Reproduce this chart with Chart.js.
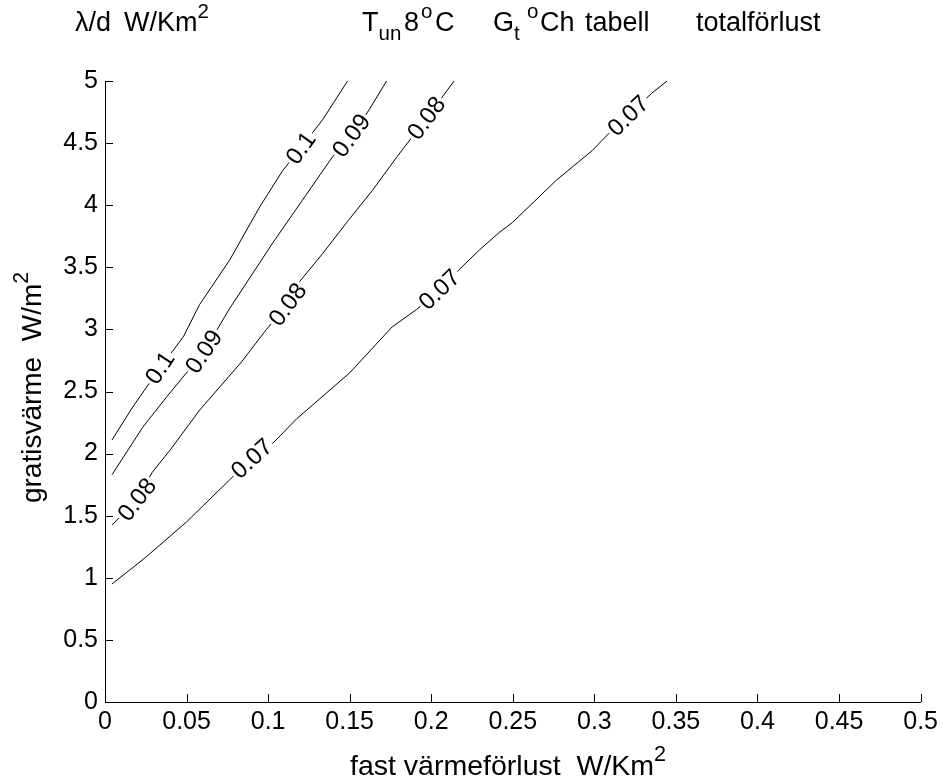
<!DOCTYPE html>
<html>
<head>
<meta charset="utf-8">
<script src="https://cdn.jsdelivr.net/npm/chart.js@4.4.1/dist/chart.umd.min.js"></script>
<style>
  html, body { margin: 0; padding: 0; background: #ffffff; }
  canvas { display: block; }
</style>
</head>
<body>
<canvas id="chart" width="943" height="782"></canvas>
<script>
// Axis ticks
const xTickValues = [0, 0.05, 0.1, 0.15, 0.2, 0.25, 0.3, 0.35, 0.4, 0.45, 0.5];
const xTickLabels = ['0', '0.05', '0.1', '0.15', '0.2', '0.25', '0.3', '0.35', '0.4', '0.45', '0.5'];
const yTickValues = [0, 0.5, 1, 1.5, 2, 2.5, 3, 3.5, 4, 4.5, 5];
const yTickLabels = ['0', '0.5', '1', '1.5', '2', '2.5', '3', '3.5', '4', '4.5', '5'];

// Contour levels (total loss)
const levelLabels = ['0.1', '0.09', '0.08', '0.07'];

// Contour 0.1
const x010 = [0.0043, 0.017, 0.0337, 0.048, 0.058, 0.0765, 0.095, 0.109, 0.120, 0.1335, 0.1487];
const y010 = [2.11, 2.375, 2.69, 2.94, 3.20, 3.56, 3.99, 4.28, 4.46, 4.69, 5.0];
// Contour 0.09
const x009 = [0.0043, 0.023, 0.038, 0.0606, 0.0765, 0.103, 0.121, 0.1395, 0.151, 0.162, 0.1726];
const y009 = [1.83, 2.21, 2.46, 2.82, 3.17, 3.70, 4.04, 4.39, 4.56, 4.77, 5.0];
// Contour 0.08
const x008 = [0.0043, 0.0196, 0.029, 0.04, 0.058, 0.0838, 0.099, 0.112, 0.119, 0.1334, 0.1487, 0.164, 0.179, 0.193, 0.197, 0.214];
const y008 = [1.425, 1.63, 1.85, 2.03, 2.35, 2.74, 3.0, 3.20, 3.38, 3.61, 3.87, 4.12, 4.39, 4.63, 4.70, 5.0];
// Contour 0.07
const x007 = [0.0043, 0.0245, 0.050, 0.0765, 0.090, 0.103, 0.1175, 0.150, 0.176, 0.191, 0.205, 0.217, 0.2295, 0.2417, 0.2497, 0.2766, 0.2987, 0.309, 0.3207, 0.335, 0.3446];
const y007 = [0.95, 1.16, 1.45, 1.79, 1.96, 2.085, 2.28, 2.65, 3.02, 3.16, 3.32, 3.48, 3.64, 3.78, 3.86, 4.20, 4.44, 4.58, 4.72, 4.90, 5.0];

// Inline label anchors for each contour
const labelX010 = [0.0337, 0.120];
const labelY010 = [2.69, 4.46];
const labelX009 = [0.0606, 0.151];
const labelY009 = [2.82, 4.56];
const labelX008 = [0.0196, 0.112, 0.197];
const labelY008 = [1.63, 3.20, 4.70];
const labelX007 = [0.090, 0.205, 0.3207];
const labelY007 = [1.96, 3.32, 4.72];

const FONT = '"Liberation Sans", Arial, Helvetica, sans-serif';

function toPoints(xs, ys) { return xs.map((x, i) => ({ x: x, y: ys[i] })); }

const contours = [
  { label: levelLabels[0], xs: x010, ys: y010, lx: labelX010, ly: labelY010 },
  { label: levelLabels[1], xs: x009, ys: y009, lx: labelX009, ly: labelY009 },
  { label: levelLabels[2], xs: x008, ys: y008, lx: labelX008, ly: labelY008 },
  { label: levelLabels[3], xs: x007, ys: y007, lx: labelX007, ly: labelY007 }
];

// Rich text helpers (superscript / subscript pieces)
function partFont(p, size) {
  const fs = (p.sup || p.sub) ? size * 0.76 : size;
  return fs + 'px ' + FONT;
}
function richWidth(ctx, parts, size) {
  let w = 0;
  for (const p of parts) { ctx.font = partFont(p, size); w += ctx.measureText(p.t).width; }
  return w;
}
function drawRich(ctx, parts, x, y, size) {
  let cx = x;
  ctx.textAlign = 'left';
  ctx.textBaseline = 'alphabetic';
  for (const p of parts) {
    ctx.font = partFont(p, size);
    const dy = p.sup ? -size * 0.48 : (p.sub ? size * 0.34 : 0);
    const px = (p.x !== undefined) ? p.x : cx;
    ctx.fillText(p.t, px, y + dy);
    cx = px + ctx.measureText(p.t).width;
  }
}

// Header line: pieces with their left edges
const titleParts = [
  { t: 'λ/d', x: 75 }, { t: 'W/Km', x: 124 }, { t: '2', sup: true },
  { t: 'T', x: 362 }, { t: 'un', sub: true }, { t: '8', x: 404 }, { t: 'o', sup: true, x: 421 }, { t: 'C', x: 435 },
  { t: 'G', x: 493 }, { t: 't', sub: true }, { t: 'o', sup: true, x: 527 }, { t: 'Ch', x: 540 },
  { t: 'tabell', x: 585 }, { t: 'totalförlust', x: 696 }
];
const xTitle = [{ t: 'fast värmeförlust  W/Km' }, { t: '2', sup: true }];
const yTitle = [{ t: 'gratisvärme  W/m' }, { t: '2', sup: true }];

const decorPlugin = {
  id: 'decor',
  afterDatasetsDraw(chart) {
    const ctx = chart.ctx;
    const xs = chart.scales.x, ys = chart.scales.y;
    // Inline contour labels, breaking the line underneath
    ctx.save();
    ctx.font = '24px ' + FONT;
    contours.forEach((c) => {
      const px = c.xs.map(v => xs.getPixelForValue(v));
      const py = c.ys.map(v => ys.getPixelForValue(v));
      c.lx.forEach((lxv, k) => {
        const cx = xs.getPixelForValue(lxv);
        const cy = ys.getPixelForValue(c.ly[k]);
        let best = 0, bd = Infinity;
        for (let i = 0; i < px.length - 1; i++) {
          const mx = (px[i] + px[i + 1]) / 2, my = (py[i] + py[i + 1]) / 2;
          const d = (mx - cx) ** 2 + (my - cy) ** 2;
          if (d < bd) { bd = d; best = i; }
        }
        const i0 = Math.max(0, best - 1), i1 = Math.min(px.length - 1, best + 2);
        const ang = Math.atan2(py[i1] - py[i0], px[i1] - px[i0]);
        const w = ctx.measureText(c.label).width;
        ctx.save();
        ctx.translate(cx, cy);
        ctx.rotate(ang);
        ctx.fillStyle = '#ffffff';
        ctx.fillRect(-w / 2 - 2, -8, w + 4, 16);
        ctx.fillStyle = '#000000';
        ctx.textAlign = 'center';
        ctx.textBaseline = 'middle';
        ctx.fillText(c.label, 0, 1);
        ctx.restore();
      });
    });
    ctx.restore();
  },
  afterDraw(chart) {
    const ctx = chart.ctx;
    const xs = chart.scales.x, ys = chart.scales.y;
    const a = chart.chartArea;
    ctx.save();
    // inward tick marks
    ctx.strokeStyle = '#000000';
    ctx.lineWidth = 1;
    ctx.beginPath();
    xTickValues.forEach(v => {
      const p = Math.round(xs.getPixelForValue(v)) + 0.5;
      ctx.moveTo(p, a.bottom); ctx.lineTo(p, a.bottom - 8);
    });
    yTickValues.forEach(v => {
      const p = Math.round(ys.getPixelForValue(v)) + 0.5;
      ctx.moveTo(a.left, p); ctx.lineTo(a.left + 8, p);
    });
    ctx.stroke();
    ctx.fillStyle = '#000000';
    // header and axis titles
    drawRich(ctx, titleParts, 75, 31, 27);
    drawRich(ctx, xTitle, 350, 775, 28.5);
    const yw = richWidth(ctx, yTitle, 28);
    ctx.translate(41, (a.top + a.bottom) / 2 - 4);
    ctx.rotate(-Math.PI / 2);
    drawRich(ctx, yTitle, -yw / 2, 0, 28);
    ctx.restore();
  }
};

new Chart(document.getElementById('chart'), {
  type: 'line',
  data: {
    datasets: contours.map(c => ({
      label: c.label,
      data: toPoints(c.xs, c.ys),
      borderColor: '#000000',
      borderWidth: 1,
      pointRadius: 0,
      tension: 0,
      fill: false
    }))
  },
  options: {
    responsive: false,
    animation: false,
    devicePixelRatio: 1,
    layout: { padding: { top: 81, right: 21, left: 0, bottom: 0 } },
    plugins: { legend: { display: false }, tooltip: { enabled: false }, title: { display: false } },
    scales: {
      x: {
        type: 'linear',
        min: 0, max: 0.5,
        afterBuildTicks: s => { s.ticks = xTickValues.map(v => ({ value: v })); },
        afterFit: s => { s.height = 80; },
        grid: { display: false, drawTicks: false },
        border: { display: true, color: '#000000', width: 1 },
        ticks: {
          color: '#000000',
          font: { family: FONT, size: 25 },
          padding: 5,
          maxRotation: 0,
          autoSkip: false,
          callback: (v, i) => xTickLabels[i]
        }
      },
      y: {
        type: 'linear',
        min: 0, max: 5,
        afterBuildTicks: s => { s.ticks = yTickValues.map(v => ({ value: v })); },
        afterFit: s => { s.width = 105; },
        grid: { display: false, drawTicks: false },
        border: { display: true, color: '#000000', width: 1 },
        ticks: {
          color: '#000000',
          font: { family: FONT, size: 25 },
          padding: 7,
          autoSkip: false,
          callback: (v, i) => yTickLabels[i]
        }
      }
    }
  },
  plugins: [decorPlugin]
});
</script>
</body>
</html>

• SHORT EXERCISE
Repeat, with no pictures, each line from the beginning of the data through the line containing "const levelLabels = ['0.1', '0.09', '0.08', '0.07'];", inclusive.

• ANSWER TO THIS TASK
Reproduce this chart with Chart.js.
<!DOCTYPE html>
<html>
<head>
<meta charset="utf-8">
<script src="https://cdn.jsdelivr.net/npm/chart.js@4.4.1/dist/chart.umd.min.js"></script>
<style>
  html, body { margin: 0; padding: 0; background: #ffffff; }
  canvas { display: block; }
</style>
</head>
<body>
<canvas id="chart" width="943" height="782"></canvas>
<script>
// Axis ticks
const xTickValues = [0, 0.05, 0.1, 0.15, 0.2, 0.25, 0.3, 0.35, 0.4, 0.45, 0.5];
const xTickLabels = ['0', '0.05', '0.1', '0.15', '0.2', '0.25', '0.3', '0.35', '0.4', '0.45', '0.5'];
const yTickValues = [0, 0.5, 1, 1.5, 2, 2.5, 3, 3.5, 4, 4.5, 5];
const yTickLabels = ['0', '0.5', '1', '1.5', '2', '2.5', '3', '3.5', '4', '4.5', '5'];

// Contour levels (total loss)
const levelLabels = ['0.1', '0.09', '0.08', '0.07'];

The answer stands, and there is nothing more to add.